Sofia outside, brakes a house rule and goes to visit a neighborhood dog by the name of Rusty with out asking permission. I call her inside to discipline her and after all is said and done I tell her to go back outside and play with Caden. She then tells me, "Mommy, I cant go outside." Me: "Why?" Sofia: "Because Rusty will tempt me to visit him and I just cant handle it. I will sin. Now, I just need to watch some TV to settle me down so I don't go all crazy."
In target today: I am distracted looking for my size in a dress to wear to a wedding. The women's clothing department is next to the underwear dept. I hear a stranger giggle which is never good. I look over and there is Sofia with a pair of big ol' white grannie panties on her head, and she's sporting a matching bra across her little bitty shoulders. Wearing the bra correctly might I add, hooked in the back and everything. Wonderful.

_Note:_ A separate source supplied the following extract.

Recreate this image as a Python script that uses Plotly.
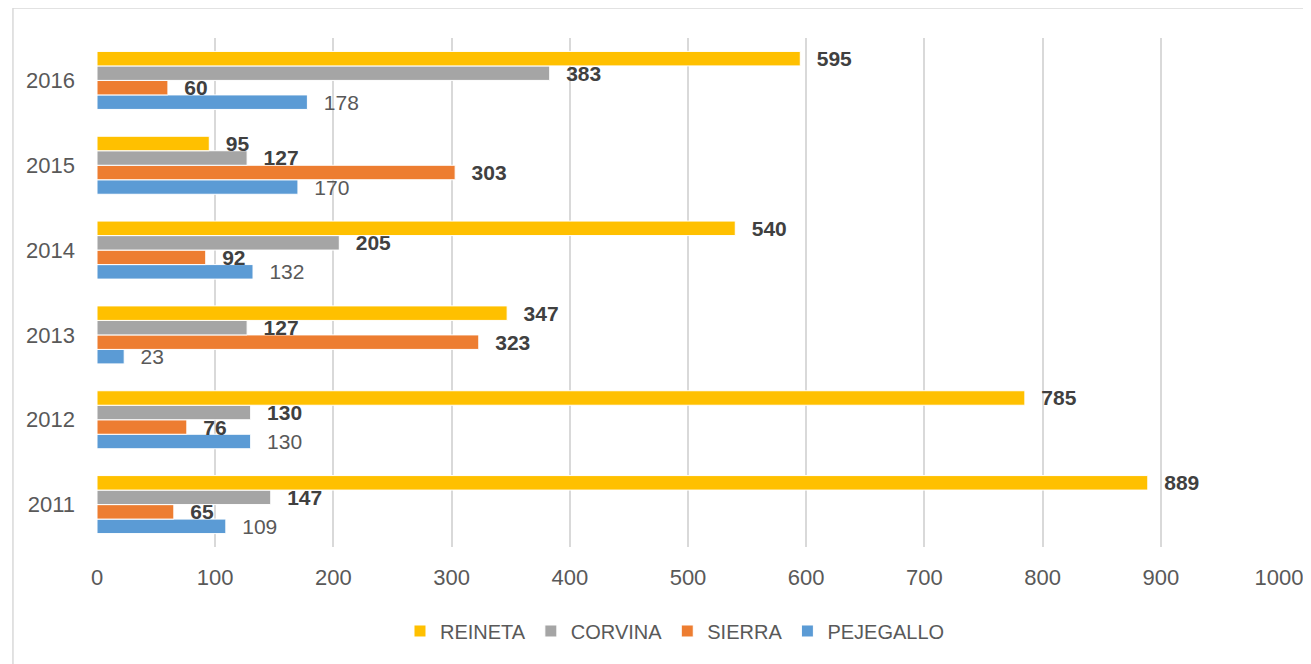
import plotly.graph_objects as go

years = ["2011", "2012", "2013", "2014", "2015", "2016"]
reineta = [889, 785, 347, 540, 95, 595]
corvina = [147, 130, 127, 205, 127, 383]
sierra = [65, 76, 323, 92, 303, 60]
pejegallo = [109, 130, 23, 132, 170, 178]
x_ticks = [0, 100, 200, 300, 400, 500, 600, 700, 800, 900, 1000]

FONT = "Liberation Sans Narrow, Arial Narrow, Liberation Sans, Arial, sans-serif"
PAD = "\u00a0\u00a0\u200a"

series = [
    ("PEJEGALLO", pejegallo, "#5B9BD5", False),
    ("SIERRA", sierra, "#ED7D31", True),
    ("CORVINA", corvina, "#A5A5A5", True),
    ("REINETA", reineta, "#FFC000", True),
]

fig = go.Figure()
for name, vals, color, bold in series:
    labels = [PAD + (f"<b>{v}</b>" if bold else str(v)) for v in vals]
    fig.add_trace(go.Bar(
        name=name, y=years, x=vals, orientation="h",
        marker=dict(color=color, line=dict(color="white", width=1)),
        text=labels, textposition="outside", constraintext="none",
        cliponaxis=False,
        textfont=dict(family=FONT, size=21, color="#404040" if bold else "#595959"),
    ))

fig.update_layout(
    width=1311, height=664,
    barmode="group", bargap=0.316, bargroupgap=0,
    paper_bgcolor="white", plot_bgcolor="white",
    margin=dict(l=89, r=40, t=30, b=125),
    font=dict(family=FONT, size=21, color="#595959"),
    showlegend=True,
    legend=dict(orientation="h", traceorder="reversed", x=0.489, xanchor="center",
                y=-0.165, yanchor="middle", font=dict(size=20, color="#595959"),
                itemwidth=30),
    xaxis=dict(range=[0, 1000], tickvals=x_ticks, showgrid=True, gridcolor="#D9D9D9",
               gridwidth=1.5, zeroline=False, showline=False, ticklabelstandoff=15,
               automargin=False, tickfont=dict(size=22)),
    yaxis=dict(categoryorder="array", categoryarray=years, showgrid=False,
               zeroline=False, showline=False, ticklabelstandoff=21,
               automargin=False, tickfont=dict(size=22)),
    shapes=[dict(type="rect", xref="paper", yref="paper", x0=-0.0711, x1=1.05,
                 y0=-0.3, y1=1.059, line=dict(color="#D9D9D9", width=1.5),
                 fillcolor="rgba(0,0,0,0)", layer="below")],
)

fig.write_html("out.html")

I just love her to pieces.

deep thoughts by Caden


Last night driving home Caden busted out with the spiritual questions. This is when I am very thankful that my husband has a minor in Bible and I have a major in BS ... no haha just joking. Well about the major in BS line. Bible is not something you BS about. Especially when it's Cado. My monster man has such a desire to learn all things and to understand them on a deep level. Quick answers will not suffice. He asked, "Why hasn't anyone ever seen God?", "What does God look like?", "What is free will?", "Why does Satan hate God?", "Why did God give us the choice to sin or not?", "Why doesn't the Bible tell us more about Cain and Abel?", "Before God created everything, what was there?", "How do I hear God?". Then, after much honest discussion, he decides to state an obviously male slanted perspective on everything. He says, "Well, I think it's all Eve's fault and Adam shouldn't have been blamed because Eve convinced him to disobey." We got a big chuckle out of that one. Isn't it funny that blame doesn't have to be taught? Often our answers came back to us trying to explain what we believed as theory and what we knew as fact. Caden summed up his thoughts and said, " Momma, it just takes a bunch of FAITH!" My heart smiled and I asked him what faith meant to him and he replied, "well, it's kinda like airplanes. I know that they need super powerful engines and wings but I really don't know how they work, I just know they fly. That's how God is." I love that at 6 years old, a soul can work out it's salvation. I love that questions do not always have a black and white answer and that I can trust the Holy Spirit to clarify my children's many shades of gray. I love that I have been given the opportunity to encourage my very own personal person, entrusted to foster the development of a soul. There is a simplicity in their world that I am envious of. There is daily a quite lesson IN them for us, bigger than the trying of our patience and will. It's captured only in brief moments. I hope their moments I don't miss. My children's relationship with my Lord is amazing to watch unfold. I am a waste no time, shred the paper, rip right into my gifts kind of girl, but this...THIS is a present that is so sweet, I pray it takes my whole life to open.